Ready to tailor an offer strategy for your target neighborhood and price point? Connect with the local team at Sound Real Estate Services to align your deposit, contingencies, and timelines with current Seattle and Eastside market conditions.

FAQs

How does earnest money work in Seattle home purchases?

  • It is a good‑faith deposit held by escrow or a broker trust account, applied to your funds at closing, and governed by the purchase and sale agreement and any signed release instructions.

How much earnest money do buyers typically put down in King County?

  • Amounts vary by price and competition, often $1,000 to $5,000 for lower‑priced homes, $5,000 to $25,000 for many mid to higher‑priced homes, and 1% to 5% of price for standout offers.

When is earnest money due after mutual acceptance in Seattle?

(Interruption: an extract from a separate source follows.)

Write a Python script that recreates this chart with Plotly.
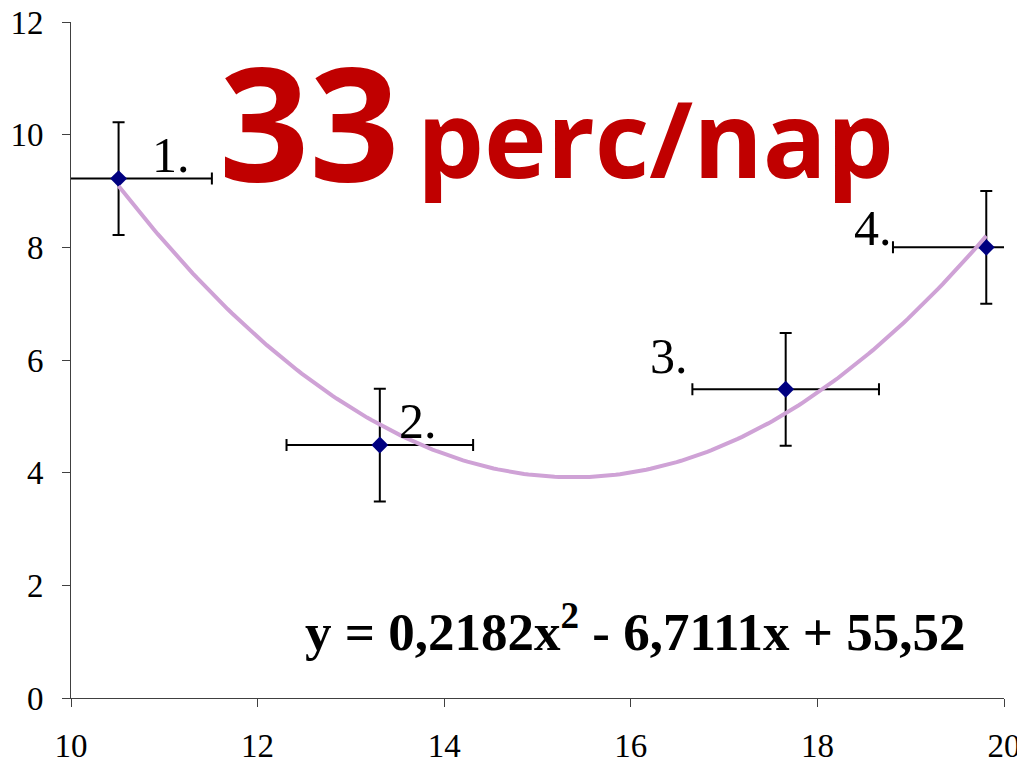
import numpy as np
import plotly.graph_objects as go

# measured points (x = day, y = value), error bars +/-1 in both directions
x_vals = [10.51, 13.31, 17.66, 19.81]
y_vals = [9.22, 4.49, 5.48, 8.00]
x_err = [1, 1, 1, 1]
y_err = [1, 1, 1, 1]
point_labels = ["1.", "2.", "3.", "4."]

# polynomial trendline coefficients as printed on the chart
trend_coef = [0.2182, -6.7111, 55.52]
trend_text = "y = 0,2182x<sup>2</sup> - 6,7111x + 55,52"

x_ticks = [10, 12, 14, 16, 18, 20]
y_ticks = [0, 2, 4, 6, 8, 10, 12]

NAVY = "#000080"
TREND = "#CFA2D6"
RED = "#C00000"
AXIS = "#404040"
SERIF = "Liberation Serif, Times New Roman, serif"
SANS = "Open Sans, Noto Sans, sans-serif"

fig = go.Figure()

fig.add_trace(go.Scatter(
    x=x_vals, y=y_vals, mode="markers",
    marker=dict(symbol="diamond", size=13, color=NAVY),
    error_x=dict(type="data", array=x_err, color="black", thickness=2, width=6),
    error_y=dict(type="data", array=y_err, color="black", thickness=2, width=6),
    showlegend=False))

tx = np.linspace(min(x_vals), max(x_vals), 200)
fig.add_trace(go.Scatter(
    x=tx, y=np.polyval(trend_coef, tx), mode="lines",
    line=dict(color=TREND, width=4), showlegend=False, hoverinfo="skip"))

# point number labels (offsets in px from each marker)
label_shift = [(31, -6), (17, -6), (-138, 3), (-134, -11)]
for xv, yv, lab, (dx, dy) in zip(x_vals, y_vals, point_labels, label_shift):
    fig.add_annotation(x=xv, y=yv, text=lab, showarrow=False,
                       xanchor="left", yanchor="bottom", xshift=dx, yshift=dy,
                       font=dict(family=SERIF, size=50, color="black"))

fig.add_annotation(x=0.157, y=0.694, xref="paper", yref="paper", text="<b>33</b>",
                   showarrow=False, xanchor="left", yanchor="bottom",
                   font=dict(family=SANS, size=158, color=RED))
fig.add_annotation(x=0.369, y=0.720, xref="paper", yref="paper", text="<b>perc/nap</b>",
                   showarrow=False, xanchor="left", yanchor="bottom",
                   font=dict(family=SANS, size=106, color=RED))
fig.add_annotation(x=0.249, y=0.052, xref="paper", yref="paper", text="<b>" + trend_text + "</b>",
                   showarrow=False, xanchor="left", yanchor="bottom",
                   font=dict(family=SERIF, size=53, color="black"))

fig.update_layout(
    width=1025, height=760,
    paper_bgcolor="white", plot_bgcolor="white",
    margin=dict(l=63, r=29, t=14, b=70),
    font=dict(family=SERIF, size=33, color="black"),
)
fig.update_xaxes(range=[10, 20], tickvals=x_ticks, ticks="outside", ticklen=8,
                 tickcolor=AXIS, showline=True, linecolor=AXIS, linewidth=1,
                 showgrid=False, zeroline=False, automargin=False,
                 tickfont=dict(family=SERIF, size=33), ticklabelstandoff=10,
                 ticklabeloverflow="allow")
fig.update_yaxes(range=[0, 12], tickvals=y_ticks, ticks="outside", ticklen=8,
                 tickcolor=AXIS, showline=True, linecolor=AXIS, linewidth=1,
                 showgrid=False, zeroline=False, automargin=False,
                 tickfont=dict(family=SERIF, size=33), ticklabelstandoff=12,
                 ticklabeloverflow="allow")

fig.write_html("out.html")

  • Most contracts call for delivery within 1 to 3 business days, though the exact deadline is negotiated.

Which contingencies help me get my deposit back if I cancel?

  • Inspection, financing, appraisal, title, and HOA review contingencies can make the deposit refundable if you cancel within the specified timelines.

What happens to my earnest money if a dispute arises?

  • Escrow usually holds the funds until both parties sign mutual instructions or a dispute process or court order directs release, as outlined in the contract.

Can I make a competitive offer without waiving all protections?

  • Yes. You can increase the deposit, shorten timelines, show strong pre‑approval, and use a defined appraisal gap clause instead of fully waiving key contingencies.